Photo credit Illustration Olya Lolé från Pixabay
Rami, 22, cut from family photos and forced out after revealing he loved another man
22‑year‑old Swedish Rami never imagined that telling the truth about who he loved would cost him his entire family. But the moment he confessed that he was in love with a man, the household erupted. Screaming, tears – and a father who silently fetched the family photo albums and began cutting his own son out of every picture. Within minutes, Rami was erased from his childhood and standing in the hallway with two suitcases, the door to his old life slamming shut behind him. Rami was raised in a muslim household.
As expressen.se reports, the shame had been planted years earlier, when his mother discovered flirtatious chats to boys on his phone and dragged him to doctors to «explain» him. He spent his teenage years trying to crush his feelings, terrified of disappointing the people he loved most. When he was heartbroken for the first time, everything collapsed – he smashed his head against a wall until he passed out and woke up in a taxi on the way to psychiatric emergency care, with his mother sobbing beside him. Still, he couldn’t tell her why.
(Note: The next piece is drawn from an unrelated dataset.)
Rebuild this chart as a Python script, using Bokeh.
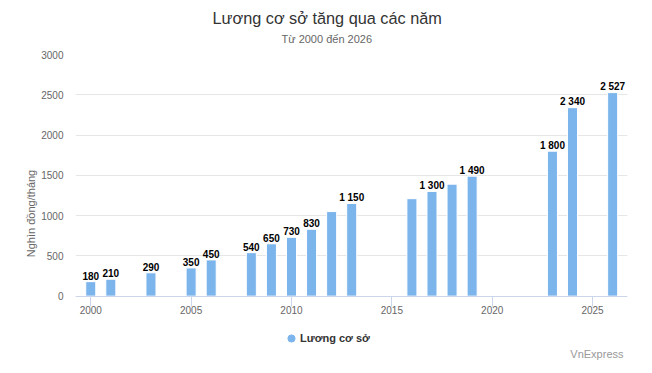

Everything shifted when he met Simon, Rami told expressen.se. They fell for each other online, and one warm summer evening at a Sabina Ddumba concert, Rami finally asked if they should be boyfriends. But their love became dangerous. Simon was banned from the house after Ramis father found them asleep in the same bed. When the family went on holiday, they asked neighbours to spy on the flat. A message from Rami’s mother – «get him out or I’ll call the police» – left Simon too frightened to even open the curtains.
When the truth finally exploded and Rami was thrown out, he spiralled into darkness. He isolated himself, suffered daily panic attacks, developed an eating disorder and failed his courses. Simon watched him fall apart and tried to hold him together when he could barely stand himself. What eventually saved Rami was something he had never been allowed at home: speaking openly, honestly, without fear.
Today, as expressen.se notes, his contact with the family is almost non‑existent. His mother called once – but every time Rami mentions Simon, the conversation ends. He refuses to pretend his partner doesn’t exist. Instead, he carries a different fear: that on his wedding day, Simon’s side will be full, while his own stands completely empty.
Editor note : Rami and Simon — not their real names.